TASK DESCRIPTION: Only the lines from the start of the data through the line with "from bokeh.resources import INLINE" belong in the copy. Restate them word for word, minus the pictures.

RECORDED DATA:
————————

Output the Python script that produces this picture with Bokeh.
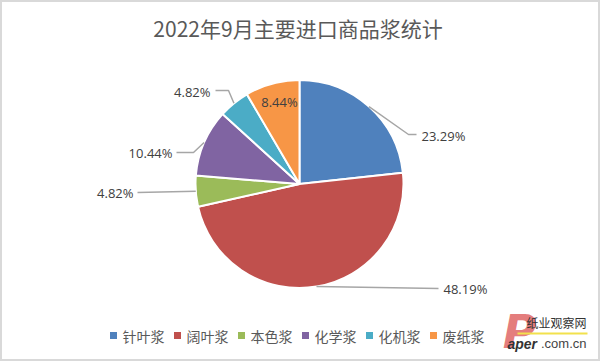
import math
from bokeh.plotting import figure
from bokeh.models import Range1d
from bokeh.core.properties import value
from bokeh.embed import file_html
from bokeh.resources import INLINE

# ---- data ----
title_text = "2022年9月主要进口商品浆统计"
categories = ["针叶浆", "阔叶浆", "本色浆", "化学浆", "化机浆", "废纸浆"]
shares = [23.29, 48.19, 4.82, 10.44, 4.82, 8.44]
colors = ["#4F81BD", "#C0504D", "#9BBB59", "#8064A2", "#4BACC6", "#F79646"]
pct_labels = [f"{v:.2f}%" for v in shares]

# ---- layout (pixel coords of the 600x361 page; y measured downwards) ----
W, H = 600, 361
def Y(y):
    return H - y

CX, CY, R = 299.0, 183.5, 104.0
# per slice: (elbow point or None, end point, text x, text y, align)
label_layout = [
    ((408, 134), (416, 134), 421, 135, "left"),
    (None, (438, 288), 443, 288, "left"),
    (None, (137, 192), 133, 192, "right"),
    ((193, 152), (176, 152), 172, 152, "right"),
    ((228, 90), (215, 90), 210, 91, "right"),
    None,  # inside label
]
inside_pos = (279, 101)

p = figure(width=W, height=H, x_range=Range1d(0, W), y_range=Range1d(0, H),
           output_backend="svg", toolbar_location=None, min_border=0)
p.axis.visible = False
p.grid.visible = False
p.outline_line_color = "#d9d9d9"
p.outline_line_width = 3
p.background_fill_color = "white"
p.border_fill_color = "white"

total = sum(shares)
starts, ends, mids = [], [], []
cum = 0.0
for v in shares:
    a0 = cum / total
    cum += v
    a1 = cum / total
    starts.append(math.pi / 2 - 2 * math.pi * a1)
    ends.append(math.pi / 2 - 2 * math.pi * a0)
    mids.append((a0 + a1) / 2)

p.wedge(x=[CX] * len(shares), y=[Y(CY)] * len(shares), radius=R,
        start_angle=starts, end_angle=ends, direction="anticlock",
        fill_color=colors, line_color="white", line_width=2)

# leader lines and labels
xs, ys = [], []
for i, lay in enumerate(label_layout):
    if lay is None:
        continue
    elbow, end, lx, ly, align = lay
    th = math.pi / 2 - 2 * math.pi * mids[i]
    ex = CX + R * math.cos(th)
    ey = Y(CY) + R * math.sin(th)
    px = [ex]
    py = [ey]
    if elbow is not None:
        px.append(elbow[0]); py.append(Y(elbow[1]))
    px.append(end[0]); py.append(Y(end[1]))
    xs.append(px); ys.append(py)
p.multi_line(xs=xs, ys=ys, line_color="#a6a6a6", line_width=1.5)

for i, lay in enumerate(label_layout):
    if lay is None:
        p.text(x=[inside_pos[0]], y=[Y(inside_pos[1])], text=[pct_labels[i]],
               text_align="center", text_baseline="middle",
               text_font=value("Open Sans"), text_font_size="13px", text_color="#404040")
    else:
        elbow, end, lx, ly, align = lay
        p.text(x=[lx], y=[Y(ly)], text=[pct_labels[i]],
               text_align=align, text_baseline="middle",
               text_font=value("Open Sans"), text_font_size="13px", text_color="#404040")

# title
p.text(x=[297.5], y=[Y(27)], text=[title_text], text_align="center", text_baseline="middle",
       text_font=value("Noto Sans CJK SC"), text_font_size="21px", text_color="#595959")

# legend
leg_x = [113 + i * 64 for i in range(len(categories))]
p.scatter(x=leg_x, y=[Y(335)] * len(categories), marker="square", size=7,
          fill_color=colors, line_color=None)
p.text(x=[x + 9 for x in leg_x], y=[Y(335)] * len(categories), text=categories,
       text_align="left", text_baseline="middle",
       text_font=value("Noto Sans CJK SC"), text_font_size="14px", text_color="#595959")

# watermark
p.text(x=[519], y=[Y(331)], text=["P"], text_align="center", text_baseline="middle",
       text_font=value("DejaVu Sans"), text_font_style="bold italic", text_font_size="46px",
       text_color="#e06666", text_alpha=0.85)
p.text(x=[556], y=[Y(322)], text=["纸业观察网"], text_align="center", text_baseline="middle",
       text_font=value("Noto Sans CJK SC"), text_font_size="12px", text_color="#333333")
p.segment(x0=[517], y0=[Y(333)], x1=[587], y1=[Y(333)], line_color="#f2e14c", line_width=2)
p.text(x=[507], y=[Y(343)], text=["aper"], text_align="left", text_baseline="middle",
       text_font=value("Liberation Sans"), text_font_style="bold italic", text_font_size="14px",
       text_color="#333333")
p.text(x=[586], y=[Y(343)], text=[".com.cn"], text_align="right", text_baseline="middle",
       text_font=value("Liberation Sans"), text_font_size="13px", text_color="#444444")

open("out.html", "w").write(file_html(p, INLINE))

————————

EXERCISE OUTPUT:
Output the Python script that produces this picture with Bokeh.
import math
from bokeh.plotting import figure
from bokeh.models import Range1d
from bokeh.core.properties import value
from bokeh.embed import file_html
from bokeh.resources import INLINE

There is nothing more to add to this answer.